- **PROMPT**
Give the listing again character for character, but drop the images.

- **DATASET EXTRACT**
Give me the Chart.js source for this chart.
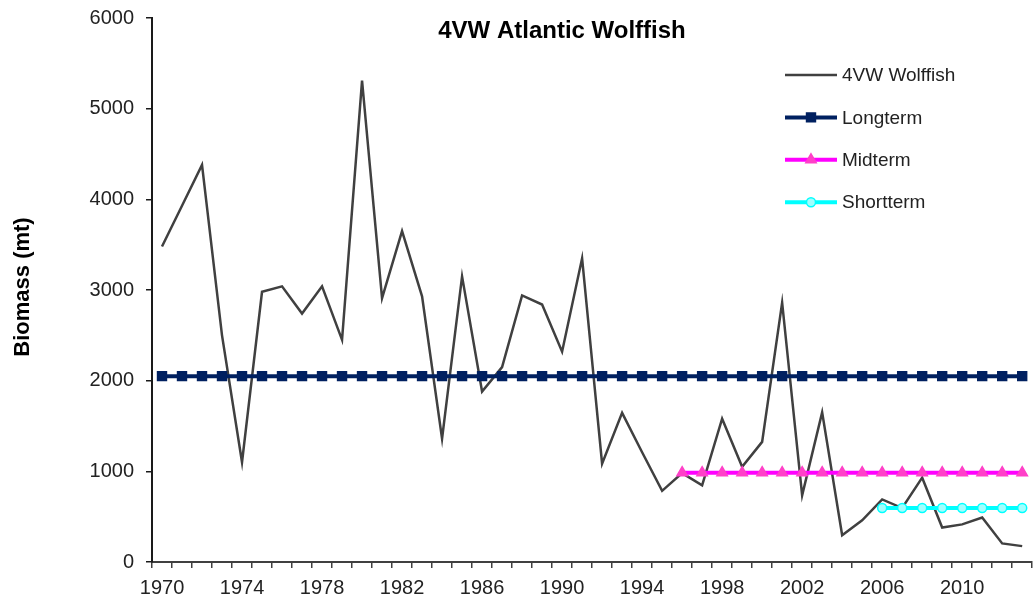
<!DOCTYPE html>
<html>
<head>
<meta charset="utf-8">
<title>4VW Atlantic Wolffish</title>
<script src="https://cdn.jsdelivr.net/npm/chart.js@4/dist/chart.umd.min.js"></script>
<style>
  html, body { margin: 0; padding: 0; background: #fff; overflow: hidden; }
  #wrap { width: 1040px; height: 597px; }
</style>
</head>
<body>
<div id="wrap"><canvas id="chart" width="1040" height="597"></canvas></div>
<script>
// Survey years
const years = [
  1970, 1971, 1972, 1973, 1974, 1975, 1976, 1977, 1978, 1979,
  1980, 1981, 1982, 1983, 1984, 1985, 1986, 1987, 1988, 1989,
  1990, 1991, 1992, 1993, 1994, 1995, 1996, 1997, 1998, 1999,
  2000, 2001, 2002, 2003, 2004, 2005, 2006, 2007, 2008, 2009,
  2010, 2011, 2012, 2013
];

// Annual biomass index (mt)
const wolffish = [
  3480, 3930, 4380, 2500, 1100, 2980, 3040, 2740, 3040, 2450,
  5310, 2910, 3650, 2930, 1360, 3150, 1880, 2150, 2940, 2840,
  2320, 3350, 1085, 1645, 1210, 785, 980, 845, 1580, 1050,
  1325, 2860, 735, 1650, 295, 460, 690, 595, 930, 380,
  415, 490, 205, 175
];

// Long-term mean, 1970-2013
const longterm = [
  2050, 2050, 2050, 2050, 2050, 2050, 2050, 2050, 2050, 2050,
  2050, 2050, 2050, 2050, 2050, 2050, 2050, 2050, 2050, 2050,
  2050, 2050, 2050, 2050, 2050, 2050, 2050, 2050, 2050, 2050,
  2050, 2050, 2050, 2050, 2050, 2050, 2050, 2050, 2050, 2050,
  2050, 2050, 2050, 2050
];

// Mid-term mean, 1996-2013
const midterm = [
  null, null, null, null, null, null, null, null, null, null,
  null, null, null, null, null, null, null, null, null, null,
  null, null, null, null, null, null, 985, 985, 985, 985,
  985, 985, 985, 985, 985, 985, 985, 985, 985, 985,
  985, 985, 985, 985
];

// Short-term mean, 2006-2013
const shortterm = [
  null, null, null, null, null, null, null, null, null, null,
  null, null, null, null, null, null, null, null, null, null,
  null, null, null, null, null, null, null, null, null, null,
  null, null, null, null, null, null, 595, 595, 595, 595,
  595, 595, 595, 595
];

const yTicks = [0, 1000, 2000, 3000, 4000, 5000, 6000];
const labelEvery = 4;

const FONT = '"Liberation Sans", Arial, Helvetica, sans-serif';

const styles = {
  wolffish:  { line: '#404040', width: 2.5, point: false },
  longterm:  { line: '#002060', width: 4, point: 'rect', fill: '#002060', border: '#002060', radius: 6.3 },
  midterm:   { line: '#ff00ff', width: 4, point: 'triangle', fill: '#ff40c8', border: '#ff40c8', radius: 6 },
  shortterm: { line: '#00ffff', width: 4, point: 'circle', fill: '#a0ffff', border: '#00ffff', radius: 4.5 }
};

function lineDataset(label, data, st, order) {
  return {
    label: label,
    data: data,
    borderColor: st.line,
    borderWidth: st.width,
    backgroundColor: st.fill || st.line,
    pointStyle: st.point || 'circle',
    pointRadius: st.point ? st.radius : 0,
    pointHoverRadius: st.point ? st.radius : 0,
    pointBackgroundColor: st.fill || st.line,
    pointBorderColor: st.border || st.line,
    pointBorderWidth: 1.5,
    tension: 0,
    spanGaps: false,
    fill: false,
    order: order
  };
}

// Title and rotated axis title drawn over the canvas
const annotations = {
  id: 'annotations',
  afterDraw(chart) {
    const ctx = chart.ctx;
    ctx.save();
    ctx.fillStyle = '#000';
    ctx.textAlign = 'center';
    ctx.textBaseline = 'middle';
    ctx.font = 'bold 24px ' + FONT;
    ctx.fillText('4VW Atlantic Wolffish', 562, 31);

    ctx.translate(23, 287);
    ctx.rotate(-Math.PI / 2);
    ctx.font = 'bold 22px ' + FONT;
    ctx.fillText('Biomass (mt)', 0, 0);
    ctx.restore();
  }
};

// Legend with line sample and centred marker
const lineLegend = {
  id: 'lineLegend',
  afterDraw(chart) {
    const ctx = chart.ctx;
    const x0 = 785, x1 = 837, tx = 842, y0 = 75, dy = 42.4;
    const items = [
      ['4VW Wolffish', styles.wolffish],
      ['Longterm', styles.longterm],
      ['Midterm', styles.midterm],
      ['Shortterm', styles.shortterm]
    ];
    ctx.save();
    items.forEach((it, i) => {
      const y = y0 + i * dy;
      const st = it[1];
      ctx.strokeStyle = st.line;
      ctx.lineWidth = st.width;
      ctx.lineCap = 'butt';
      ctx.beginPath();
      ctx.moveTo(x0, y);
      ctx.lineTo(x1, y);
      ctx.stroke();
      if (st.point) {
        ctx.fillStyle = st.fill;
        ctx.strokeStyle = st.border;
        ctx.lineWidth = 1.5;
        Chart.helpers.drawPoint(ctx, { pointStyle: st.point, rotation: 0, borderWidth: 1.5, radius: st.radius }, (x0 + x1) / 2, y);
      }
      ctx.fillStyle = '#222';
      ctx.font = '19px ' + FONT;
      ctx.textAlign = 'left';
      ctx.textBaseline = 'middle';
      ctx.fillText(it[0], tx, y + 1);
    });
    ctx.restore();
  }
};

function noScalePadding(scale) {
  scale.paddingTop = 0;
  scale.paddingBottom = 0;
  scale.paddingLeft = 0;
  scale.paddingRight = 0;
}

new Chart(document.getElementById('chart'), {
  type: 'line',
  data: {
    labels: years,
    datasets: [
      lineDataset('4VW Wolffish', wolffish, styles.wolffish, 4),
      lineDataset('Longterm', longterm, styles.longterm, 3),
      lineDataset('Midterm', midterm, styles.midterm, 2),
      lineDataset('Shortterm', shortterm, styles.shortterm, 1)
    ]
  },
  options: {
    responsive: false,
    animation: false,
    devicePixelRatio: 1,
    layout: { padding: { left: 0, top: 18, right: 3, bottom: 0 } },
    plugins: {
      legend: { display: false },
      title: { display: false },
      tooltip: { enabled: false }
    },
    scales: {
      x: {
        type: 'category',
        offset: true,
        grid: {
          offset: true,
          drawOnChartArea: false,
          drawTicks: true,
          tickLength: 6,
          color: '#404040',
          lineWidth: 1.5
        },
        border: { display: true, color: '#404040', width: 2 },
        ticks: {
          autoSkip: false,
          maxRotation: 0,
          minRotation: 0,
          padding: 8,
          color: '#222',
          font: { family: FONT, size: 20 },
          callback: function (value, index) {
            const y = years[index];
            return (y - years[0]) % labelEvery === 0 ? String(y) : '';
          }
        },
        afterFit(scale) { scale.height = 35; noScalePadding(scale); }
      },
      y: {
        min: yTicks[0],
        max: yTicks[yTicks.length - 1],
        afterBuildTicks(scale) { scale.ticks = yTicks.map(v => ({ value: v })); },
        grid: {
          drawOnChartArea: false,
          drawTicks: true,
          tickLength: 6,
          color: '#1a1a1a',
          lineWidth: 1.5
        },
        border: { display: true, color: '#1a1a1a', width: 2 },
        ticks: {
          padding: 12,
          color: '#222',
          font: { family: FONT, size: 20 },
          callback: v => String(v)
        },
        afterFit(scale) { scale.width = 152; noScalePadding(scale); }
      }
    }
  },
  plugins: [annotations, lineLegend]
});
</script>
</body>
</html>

- **RIGHT ANSWER**
Give me the Chart.js source for this chart.
<!DOCTYPE html>
<html>
<head>
<meta charset="utf-8">
<title>4VW Atlantic Wolffish</title>
<script src="https://cdn.jsdelivr.net/npm/chart.js@4/dist/chart.umd.min.js"></script>
<style>
  html, body { margin: 0; padding: 0; background: #fff; overflow: hidden; }
  #wrap { width: 1040px; height: 597px; }
</style>
</head>
<body>
<div id="wrap"><canvas id="chart" width="1040" height="597"></canvas></div>
<script>
// Survey years
const years = [
  1970, 1971, 1972, 1973, 1974, 1975, 1976, 1977, 1978, 1979,
  1980, 1981, 1982, 1983, 1984, 1985, 1986, 1987, 1988, 1989,
  1990, 1991, 1992, 1993, 1994, 1995, 1996, 1997, 1998, 1999,
  2000, 2001, 2002, 2003, 2004, 2005, 2006, 2007, 2008, 2009,
  2010, 2011, 2012, 2013
];

// Annual biomass index (mt)
const wolffish = [
  3480, 3930, 4380, 2500, 1100, 2980, 3040, 2740, 3040, 2450,
  5310, 2910, 3650, 2930, 1360, 3150, 1880, 2150, 2940, 2840,
  2320, 3350, 1085, 1645, 1210, 785, 980, 845, 1580, 1050,
  1325, 2860, 735, 1650, 295, 460, 690, 595, 930, 380,
  415, 490, 205, 175
];

// Long-term mean, 1970-2013
const longterm = [
  2050, 2050, 2050, 2050, 2050, 2050, 2050, 2050, 2050, 2050,
  2050, 2050, 2050, 2050, 2050, 2050, 2050, 2050, 2050, 2050,
  2050, 2050, 2050, 2050, 2050, 2050, 2050, 2050, 2050, 2050,
  2050, 2050, 2050, 2050, 2050, 2050, 2050, 2050, 2050, 2050,
  2050, 2050, 2050, 2050
];

// Mid-term mean, 1996-2013
const midterm = [
  null, null, null, null, null, null, null, null, null, null,
  null, null, null, null, null, null, null, null, null, null,
  null, null, null, null, null, null, 985, 985, 985, 985,
  985, 985, 985, 985, 985, 985, 985, 985, 985, 985,
  985, 985, 985, 985
];

// Short-term mean, 2006-2013
const shortterm = [
  null, null, null, null, null, null, null, null, null, null,
  null, null, null, null, null, null, null, null, null, null,
  null, null, null, null, null, null, null, null, null, null,
  null, null, null, null, null, null, 595, 595, 595, 595,
  595, 595, 595, 595
];

const yTicks = [0, 1000, 2000, 3000, 4000, 5000, 6000];
const labelEvery = 4;

const FONT = '"Liberation Sans", Arial, Helvetica, sans-serif';

const styles = {
  wolffish:  { line: '#404040', width: 2.5, point: false },
  longterm:  { line: '#002060', width: 4, point: 'rect', fill: '#002060', border: '#002060', radius: 6.3 },
  midterm:   { line: '#ff00ff', width: 4, point: 'triangle', fill: '#ff40c8', border: '#ff40c8', radius: 6 },
  shortterm: { line: '#00ffff', width: 4, point: 'circle', fill: '#a0ffff', border: '#00ffff', radius: 4.5 }
};

function lineDataset(label, data, st, order) {
  return {
    label: label,
    data: data,
    borderColor: st.line,
    borderWidth: st.width,
    backgroundColor: st.fill || st.line,
    pointStyle: st.point || 'circle',
    pointRadius: st.point ? st.radius : 0,
    pointHoverRadius: st.point ? st.radius : 0,
    pointBackgroundColor: st.fill || st.line,
    pointBorderColor: st.border || st.line,
    pointBorderWidth: 1.5,
    tension: 0,
    spanGaps: false,
    fill: false,
    order: order
  };
}

// Title and rotated axis title drawn over the canvas
const annotations = {
  id: 'annotations',
  afterDraw(chart) {
    const ctx = chart.ctx;
    ctx.save();
    ctx.fillStyle = '#000';
    ctx.textAlign = 'center';
    ctx.textBaseline = 'middle';
    ctx.font = 'bold 24px ' + FONT;
    ctx.fillText('4VW Atlantic Wolffish', 562, 31);

    ctx.translate(23, 287);
    ctx.rotate(-Math.PI / 2);
    ctx.font = 'bold 22px ' + FONT;
    ctx.fillText('Biomass (mt)', 0, 0);
    ctx.restore();
  }
};

// Legend with line sample and centred marker
const lineLegend = {
  id: 'lineLegend',
  afterDraw(chart) {
    const ctx = chart.ctx;
    const x0 = 785, x1 = 837, tx = 842, y0 = 75, dy = 42.4;
    const items = [
      ['4VW Wolffish', styles.wolffish],
      ['Longterm', styles.longterm],
      ['Midterm', styles.midterm],
      ['Shortterm', styles.shortterm]
    ];
    ctx.save();
    items.forEach((it, i) => {
      const y = y0 + i * dy;
      const st = it[1];
      ctx.strokeStyle = st.line;
      ctx.lineWidth = st.width;
      ctx.lineCap = 'butt';
      ctx.beginPath();
      ctx.moveTo(x0, y);
      ctx.lineTo(x1, y);
      ctx.stroke();
      if (st.point) {
        ctx.fillStyle = st.fill;
        ctx.strokeStyle = st.border;
        ctx.lineWidth = 1.5;
        Chart.helpers.drawPoint(ctx, { pointStyle: st.point, rotation: 0, borderWidth: 1.5, radius: st.radius }, (x0 + x1) / 2, y);
      }
      ctx.fillStyle = '#222';
      ctx.font = '19px ' + FONT;
      ctx.textAlign = 'left';
      ctx.textBaseline = 'middle';
      ctx.fillText(it[0], tx, y + 1);
    });
    ctx.restore();
  }
};

function noScalePadding(scale) {
  scale.paddingTop = 0;
  scale.paddingBottom = 0;
  scale.paddingLeft = 0;
  scale.paddingRight = 0;
}

new Chart(document.getElementById('chart'), {
  type: 'line',
  data: {
    labels: years,
    datasets: [
      lineDataset('4VW Wolffish', wolffish, styles.wolffish, 4),
      lineDataset('Longterm', longterm, styles.longterm, 3),
      lineDataset('Midterm', midterm, styles.midterm, 2),
      lineDataset('Shortterm', shortterm, styles.shortterm, 1)
    ]
  },
  options: {
    responsive: false,
    animation: false,
    devicePixelRatio: 1,
    layout: { padding: { left: 0, top: 18, right: 3, bottom: 0 } },
    plugins: {
      legend: { display: false },
      title: { display: false },
      tooltip: { enabled: false }
    },
    scales: {
      x: {
        type: 'category',
        offset: true,
        grid: {
          offset: true,
          drawOnChartArea: false,
          drawTicks: true,
          tickLength: 6,
          color: '#404040',
          lineWidth: 1.5
        },
        border: { display: true, color: '#404040', width: 2 },
        ticks: {
          autoSkip: false,
          maxRotation: 0,
          minRotation: 0,
          padding: 8,
          color: '#222',
          font: { family: FONT, size: 20 },
          callback: function (value, index) {
            const y = years[index];
            return (y - years[0]) % labelEvery === 0 ? String(y) : '';
          }
        },
        afterFit(scale) { scale.height = 35; noScalePadding(scale); }
      },
      y: {
        min: yTicks[0],
        max: yTicks[yTicks.length - 1],
        afterBuildTicks(scale) { scale.ticks = yTicks.map(v => ({ value: v })); },
        grid: {
          drawOnChartArea: false,
          drawTicks: true,
          tickLength: 6,
          color: '#1a1a1a',
          lineWidth: 1.5
        },
        border: { display: true, color: '#1a1a1a', width: 2 },
        ticks: {
          padding: 12,
          color: '#222',
          font: { family: FONT, size: 20 },
          callback: v => String(v)
        },
        afterFit(scale) { scale.width = 152; noScalePadding(scale); }
      }
    }
  },
  plugins: [annotations, lineLegend]
});
</script>
</body>
</html>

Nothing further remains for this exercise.